For the Norwegian author I went with Knut Nærum, I think he is hilarious, he is the author I read some Easter Crime books of here.
This book is called PEER, and is a sort of child friendly, shorter and more updated version of Peer Gynt by Ibsen with songs since the author thought the original lacked that.
Unfortunately I only knew a couple of the songs in this book, but the opening made the whole book worth reading. The opening is from Beauty and the Beast, the song the villagers sing about Belle only here they are singing about Peer. I won't lie I started singing out loud in this sequence and it was well written and flowed nicely like a song should, not at all like badly written songs by relatives for a special party. The book in it self was short and written like the play but I did enjoy it. I read it on a Sunday while Mister M struggled to stay awake reading whatever he was reading and eventually I was reading accompanied by Mister M's snoring. A quite enjoyable day.
Speaking of Mister M, he likes this Finnish author and he has read most of his books although in Finnish so I can't borrow them from him so I thought I could borrow the ones from the local library, and (not the one about the hare because Mister M can't remember if the hare fares badly and I don't want to read about a dead hare), somehow I managed to borrow two books Mister M has never read.
Arto Paasilinna, who I for some reason call Pasinen.... Or Pasonen.
Adam og Eva was a good book, I liked this one more than the other. Adam is divorced with a load of kids and is struggling with his battery business, he owns a lot of back taxes and in the middle of this he is inventing a new kind of battery. He meets the drunken lawyer Eva who helps him financially while he finishes his battery, but not everyone wants him to succeed. The oil-business is not too happy and sends an assassin to kill him.
The pace of this book was fast and the twists was fun and the characters unusual, I loved the book until it's final chapter, then I hated it, but I do think it ended how it should have.
Herre min hatt, was not quite so enjoyable in my opinion, it felt a bit half finished, like it should have another 50 pages or so.
This book is about God, he is tired and wants a vacation, so he asks Gabriel and St.Peter to find a replacement for a year or so and Birger Ryynänen is chosen. He is a crane driver and often prays in his little crane high above the city, if he is not reading something.

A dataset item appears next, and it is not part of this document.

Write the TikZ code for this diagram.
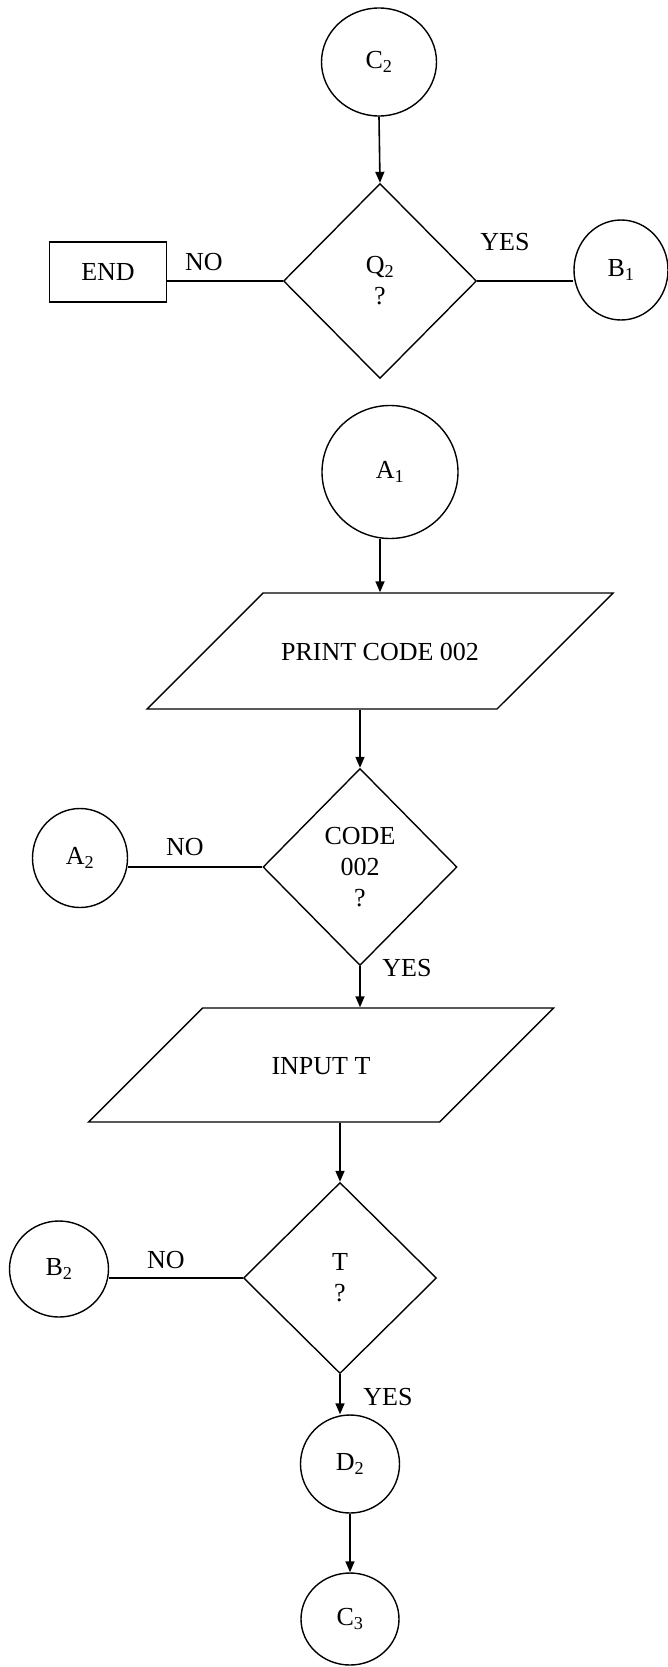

There are a lot of fun twists here too even if I am not quite happy with how heaven is pictured or how heaven is managed. But I do like the idea of heaven being situated in Finland in an old big wood church in Kerimäki.
Then I read two books (I have not yet read the third) from Jonas Jonasson, a Swede.
And these books were rather fun! I am not sure I have a favourite out of the two, they are both good, but in Analfabeten som kunne regne one of the main characters is female, the other females in the other books were not main characters I think. This book starts in South Africa and ends in Sweden with a girl who can read and can write and count and a man who does not exist and his brother who does and his angry girlfriend and a nuclear bomb which also does not exist but also does....
Well I can't explain it, just read it...
Morder-Anders og hans venner (samt en og annen uvenn)
I think this book is the book I might have snorted out loud when reading, I like reading about shady characters and some cartoon violence and twisting and turning and unlikely events.
Morder-Anders is as his name implies a murderer but he is not a murderer by trade, he is a torpedo and hits people in their knee if he gets paid for it, but things are not going so well because he can't differentiate between right and left... And then he meets a receptionist and a priest who does not believe in God and together they join forces....
I wish I found an Icelandic book, but the librarian could not find one from the top of her curly head and I did have plenty of books so I thought I could not finish all of them in time, which I didn't, I still have one book left, Hundreåringen som klatret ut gjennom vinduet og forsvant.
I have now read
16 17 of 52 books.
I hurriedly read the last of the humour books and I just finished in time to take it back to the library.
I liked it, and funnily enough Paasilinna was mentioned in this book, that the events were almost taken from one of his books which I found rather amusing. Other than that I can say that I probably would have liked this better if I had read it before the other two. I have a tendency of getting "sick" of a writer's style after a while and even if it was funny and good written I think I would have liked it more if I had read it before the others. But I still think it is better than the "analfabet" one.
This book is about a hundred year old man who gets up and leaves through the window of his own birthday party and disappears. Then he meets people and things happen. Here we also get two timelines and hear about the man's life and it is rather entertaining. I haven't seen the movie, but I might. I would recommend all of these books to read if you want a funny fast reading unbelievable novel.